Combat with machines follows the same rhythm. Perhaps appropriately enough, they seem procedurally generated and located, scattered in the area designated as their spawn point. Highlighting their tracks illuminates the only path they will ever take in the world, usually a small circle or a straight line back and forth. Variety and challenge is introduced not by the AI of these machines, but by the sheer volume of them on a battlefield simultaneously and by the hit points and number of attacks each of them performs. It works well enough for general open world combat, but at best it doesn't feel curated, and at worst it feels thoughtless. The shapes of your enemies change, but your strategy is always the same: identify vulnerable components susceptible to elemental damage and target them accordingly. At least this time many upgrades and quest items require detaching from machines before they’re killed, which necessitates marginally more thought and planning than a regular fight to the death. Still, the surplus of unexciting skill tree updates are mostly wasted, and mechanics like Valor (a slowly accruing power which unleashes a special attack) and Weapon Stamina (a slowly accruing power which unleashes a different special attack) by and large feel like more effort to use than they’re worth.
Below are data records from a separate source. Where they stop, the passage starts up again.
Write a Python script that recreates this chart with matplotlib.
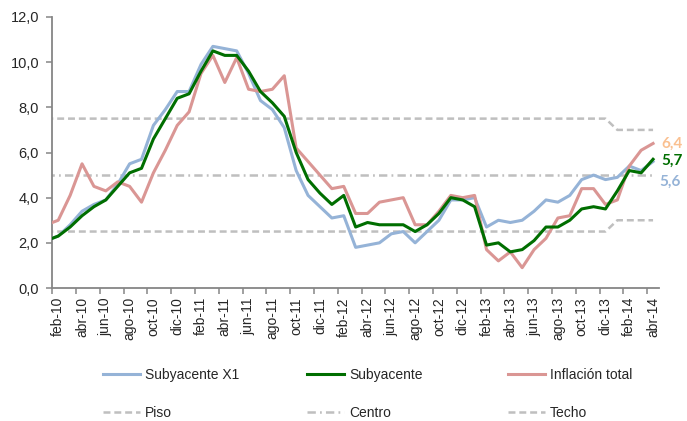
import matplotlib
matplotlib.use("Agg")
import matplotlib.pyplot as plt
import numpy as np

plt.rcParams['font.family'] = ['Liberation Sans', 'DejaVu Sans']
plt.rcParams['lines.scale_dashes'] = False

# months from ene-10 to abr-14
mes = ['ene', 'feb', 'mar', 'abr', 'may', 'jun', 'jul', 'ago', 'sep', 'oct', 'nov', 'dic']
months = [f"{mes[m]}-{y % 100:02d}" for y in range(2010, 2015) for m in range(12)]
months = months[:months.index('abr-14') + 1]

subyacente_x1 = [2.1, 2.3, 2.8, 3.4, 3.7, 3.9, 4.6, 5.5, 5.7, 7.2, 7.9, 8.7, 8.7, 9.9,
                 10.7, 10.6, 10.5, 9.5, 8.3, 7.9, 7.1, 5.2, 4.1, 3.6, 3.1, 3.2, 1.8,
                 1.9, 2.0, 2.4, 2.5, 2.0, 2.5, 3.0, 3.9, 3.9, 4.0, 2.7, 3.0, 2.9, 3.0,
                 3.4, 3.9, 3.8, 4.1, 4.8, 5.0, 4.8, 4.9, 5.4, 5.2, 5.6]
subyacente = [2.1, 2.3, 2.7, 3.2, 3.6, 3.9, 4.5, 5.1, 5.3, 6.6, 7.5, 8.4, 8.6, 9.6,
              10.5, 10.3, 10.3, 9.6, 8.7, 8.2, 7.6, 6.0, 4.8, 4.2, 3.7, 4.1, 2.7,
              2.9, 2.8, 2.8, 2.8, 2.5, 2.8, 3.3, 4.0, 3.9, 3.6, 1.9, 2.0, 1.6, 1.7,
              2.1, 2.7, 2.7, 3.0, 3.5, 3.6, 3.5, 4.3, 5.2, 5.1, 5.7]
inflacion_total = [2.8, 3.0, 4.1, 5.5, 4.5, 4.3, 4.7, 4.5, 3.8, 5.1, 6.1, 7.2, 7.8, 9.5,
                   10.3, 9.1, 10.2, 8.8, 8.7, 8.8, 9.4, 6.2, 5.6, 5.0, 4.4, 4.5, 3.3,
                   3.3, 3.8, 3.9, 4.0, 2.8, 2.8, 3.4, 4.1, 4.0, 4.1, 1.7, 1.2, 1.6, 0.9,
                   1.7, 2.2, 3.1, 3.2, 4.4, 4.4, 3.7, 3.9, 5.4, 6.1, 6.4]
n_before = months.index('ene-14')
piso = [2.5] * n_before + [3.0] * (len(months) - n_before)
centro = [5.0] * len(months)
techo = [7.5] * n_before + [7.0] * (len(months) - n_before)

x = np.arange(len(months))

fig = plt.figure(figsize=(6.87, 4.21), dpi=100)
ax = fig.add_axes([52.3 / 687, 1 - 288 / 421, (659 - 52.3) / 687, (288 - 17) / 421])

gray = '#BFBFBF'
c_blue = '#95B3D7'
c_green = '#006E00'
c_pink = '#DA9694'
lw = 2.2

l_piso, = ax.plot(x, piso, color=gray, lw=1.8, dashes=(5, 2.8), zorder=1)
l_centro, = ax.plot(x, centro, color=gray, lw=1.8, dashes=(6, 3, 1.3, 3), zorder=1)
l_techo, = ax.plot(x, techo, color=gray, lw=1.8, dashes=(5, 2.8), zorder=1)
l_x1, = ax.plot(x, subyacente_x1, color=c_blue, lw=lw, zorder=3)
l_sub, = ax.plot(x, subyacente, color=c_green, lw=lw, zorder=4)
l_inf, = ax.plot(x, inflacion_total, color=c_pink, lw=lw, zorder=3.5)

ax.set_xlim(0.5, len(months) - 0.5)
ax.set_ylim(0, 12)
ax.set_yticks(np.arange(0, 12.1, 2))
ax.set_yticklabels([f"{v:.1f}".replace('.', ',') for v in np.arange(0, 12.1, 2)],
                   fontsize=10.5, color='#262626')
lab_idx = list(range(1, len(months), 2))
ax.set_xticks(lab_idx)
ax.set_xticklabels([months[i] for i in lab_idx], rotation=90, fontsize=10,
                   color='#262626')
ax.set_xticks(np.arange(0.5, len(months) - 1, 2), minor=True)
ax.tick_params(axis='x', which='major', length=0, pad=6.5)
ax.tick_params(axis='x', which='minor', length=4, width=1.1, color='#868686')
ax.tick_params(axis='y', length=4, width=1.1, color='#868686', pad=5.5)

for s in ['top', 'right']:
    ax.spines[s].set_visible(False)
for s in ['left', 'bottom']:
    ax.spines[s].set_color('#868686')
    ax.spines[s].set_linewidth(1.3)

# end labels
last = len(months) - 1
fmt = lambda v: f"{v:.1f}".replace('.', ',')
ax.annotate(fmt(inflacion_total[-1]), (last, inflacion_total[-1]), xytext=(8, 0),
            textcoords='offset pixels', color='#FAC090', fontweight='bold',
            fontsize=11, va='center', ha='left', family=['Lato', 'DejaVu Sans'],
            annotation_clip=False)
ax.annotate(fmt(subyacente[-1]), (last, subyacente[-1]), xytext=(8, -2),
            textcoords='offset pixels', color=c_green, fontweight='bold',
            fontsize=11, va='center', ha='left', family=['Lato', 'DejaVu Sans'],
            annotation_clip=False)
ax.annotate(fmt(subyacente_x1[-1]), (last, subyacente_x1[-1]), xytext=(6, -20),
            textcoords='offset pixels', color=c_blue, fontweight='bold',
            fontsize=11, va='center', ha='left', family=['Lato', 'DejaVu Sans'],
            annotation_clip=False)

# legend: three columns of two rows
cols = [([l_x1, l_piso], ['Subyacente X1', 'Piso'], 103),
        ([l_sub, l_centro], ['Subyacente', 'Centro'], 307),
        ([l_inf, l_techo], ['Inflación total', 'Techo'], 508)]
for hs, ls, xp in cols:
    fig.legend(hs, ls, loc='center left', bbox_to_anchor=(xp / 687, 1 - 394 / 421),
               frameon=False, fontsize=10, handlelength=2.66, handletextpad=0.36,
               borderpad=0, borderaxespad=0, labelspacing=1.75, labelcolor='#262626')

fig.savefig('out.png', dpi=100)
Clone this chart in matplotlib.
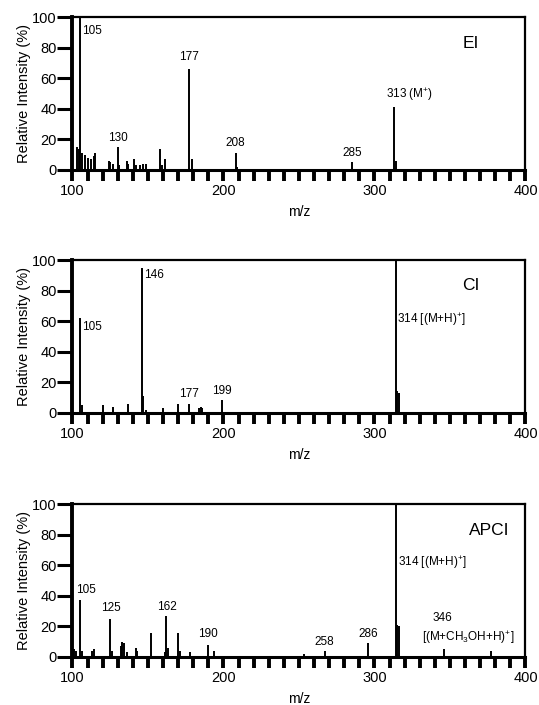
import matplotlib.pyplot as plt
from matplotlib.ticker import MultipleLocator

plt.rcParams['font.family'] = ['Liberation Sans', 'DejaVu Sans']
plt.rcParams['mathtext.fontset'] = 'custom'
plt.rcParams['mathtext.rm'] = 'Liberation Sans'

# EI spectrum
mz_ei = [103, 104, 105, 106, 108, 110, 112, 114, 115, 124, 125, 127, 130, 131,
         136, 137, 141, 142, 145, 147, 149, 158, 159, 161, 177, 179, 208, 209,
         285, 313, 314]
int_ei = [15, 14, 100, 11, 10, 8, 7, 9, 11, 6, 5, 4, 15, 3,
          6, 4, 7, 3, 3, 4, 4, 14, 3, 7, 66, 7, 11, 2,
          5, 41, 6]

# CI spectrum
mz_ci = [105, 106, 120, 127, 137, 146, 147, 149, 160, 170, 177, 184, 185, 186,
         199, 314, 315, 316]
int_ci = [62, 5, 5, 4, 6, 95, 11, 2, 3, 6, 6, 3, 4, 3,
          8, 100, 14, 13]

# APCI spectrum
mz_apci = [100, 101, 102, 105, 106, 113, 114, 125, 126, 132, 133, 134, 136, 142,
           143, 152, 161, 162, 163, 170, 171, 178, 190, 194, 253, 267, 296, 314,
           315, 316, 346, 377]
int_apci = [6, 5, 4, 37, 4, 4, 5, 25, 4, 7, 10, 9, 3, 6,
            4, 16, 3, 27, 6, 16, 4, 3, 8, 4, 2, 4, 9, 100,
            21, 20, 5, 4]

# peak labels: (text, x, y, ha)
labels_ei = [("105", 106.5, 91, "left"), ("130", 130, 17, "center"),
             ("177", 177, 70, "center"), ("208", 208, 14, "center"),
             ("285", 285, 7, "center"), ("313 (M$^{+}$)", 323, 44, "center")]
labels_ci = [("146", 147.2, 90, "left"), ("105", 106.5, 56, "left"),
             ("177", 177, 8, "center"), ("199", 199, 10, "center"),
             ("314 [(M+H)$^{+}$]", 315, 61, "left")]
labels_apci = [("105", 109, 40, "center"), ("125", 125.5, 28, "center"),
               ("162", 162.5, 29, "center"), ("190", 190, 11, "center"),
               ("258", 267, 6, "center"), ("286", 296, 11, "center"),
               ("314 [(M+H)$^{+}$]", 315.5, 62, "left"), ("346", 345, 21.5, "center"),
               ("[(M+CH$_{3}$OH+H)$^{+}$]", 362, 7, "center")]

# name, data, labels, axes bottom, name x position
panels = [
    ("EI", mz_ei, int_ei, labels_ei, 0.7589, 364),
    ("CI", mz_ci, int_ci, labels_ci, 0.4146, 364),
    ("APCI", mz_apci, int_apci, labels_apci, 0.0681, 376),
]


def draw_spectrum(ax, name, mz, inten, labels, name_x):
    ax.vlines(mz, 0, inten, color="black", lw=1.4)
    ax.set_xlim(100, 400)
    ax.set_ylim(0, 100)
    ax.xaxis.set_major_locator(MultipleLocator(100))
    ax.xaxis.set_minor_locator(MultipleLocator(10))
    ax.yaxis.set_major_locator(MultipleLocator(20))
    ax.tick_params(axis="x", which="both", direction="out", length=8, width=2.8,
                   labelsize=10.5, pad=2)
    ax.tick_params(axis="y", direction="out", length=11, width=2.2,
                   labelsize=10.5, pad=0.5)
    for side in ["top", "right"]:
        ax.spines[side].set_linewidth(1.6)
    ax.spines["left"].set_linewidth(2.8)
    ax.spines["bottom"].set_linewidth(2.2)
    ax.set_xlabel("m/z", fontsize=10, labelpad=5)
    ax.set_ylabel("Relative Intensity (%)", fontsize=10.5, labelpad=1)
    for text, x, y, ha in labels:
        ax.text(x, y, text, ha=ha, va="bottom" if ha == "center" else "center",
                fontsize=8.5)
    ax.text(name_x, 83, name, ha="center", va="center", fontsize=12.5)


fig = plt.figure(figsize=(5.39, 7.05), dpi=100)
for name, mz, inten, labels, bottom, name_x in panels:
    ax = fig.add_axes([0.1345, bottom, 0.8404, 0.2166])
    draw_spectrum(ax, name, mz, inten, labels, name_x)

fig.savefig("out.png", dpi=100)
To be fair, some of these issues arise from compromises you anticipate in a vast open world game, which isn't to say they're forgivable, but that they're not unexpected. You want a 100 hour game set on a map the size of Texas, don't be surprised when a few corners have been cut to bring you that scale. The result is quantity over quality time and again. Lamentably, this seems to be an order of priorities shared by many triple A titles these days: Day's Gone, Assassin's Creed, Just Cause, Far Cry, to name just a handful. You could be forgiven for thinking it’s only Rockstar and CD Projekt RED striving for scale and substance. Everybody knows, size only matters a bit, it’s what you do with it that counts. (🍆)
At the end of the day, Horizon Forbidden West provides a comfortable space you can while away your hours in; a calming, familiar canvas offering mindless, therapeutic escapism in much the same way bingeing Lost once did. There’s something to be said for that, but it’s disappointing when the game promised, and could have been, so much more.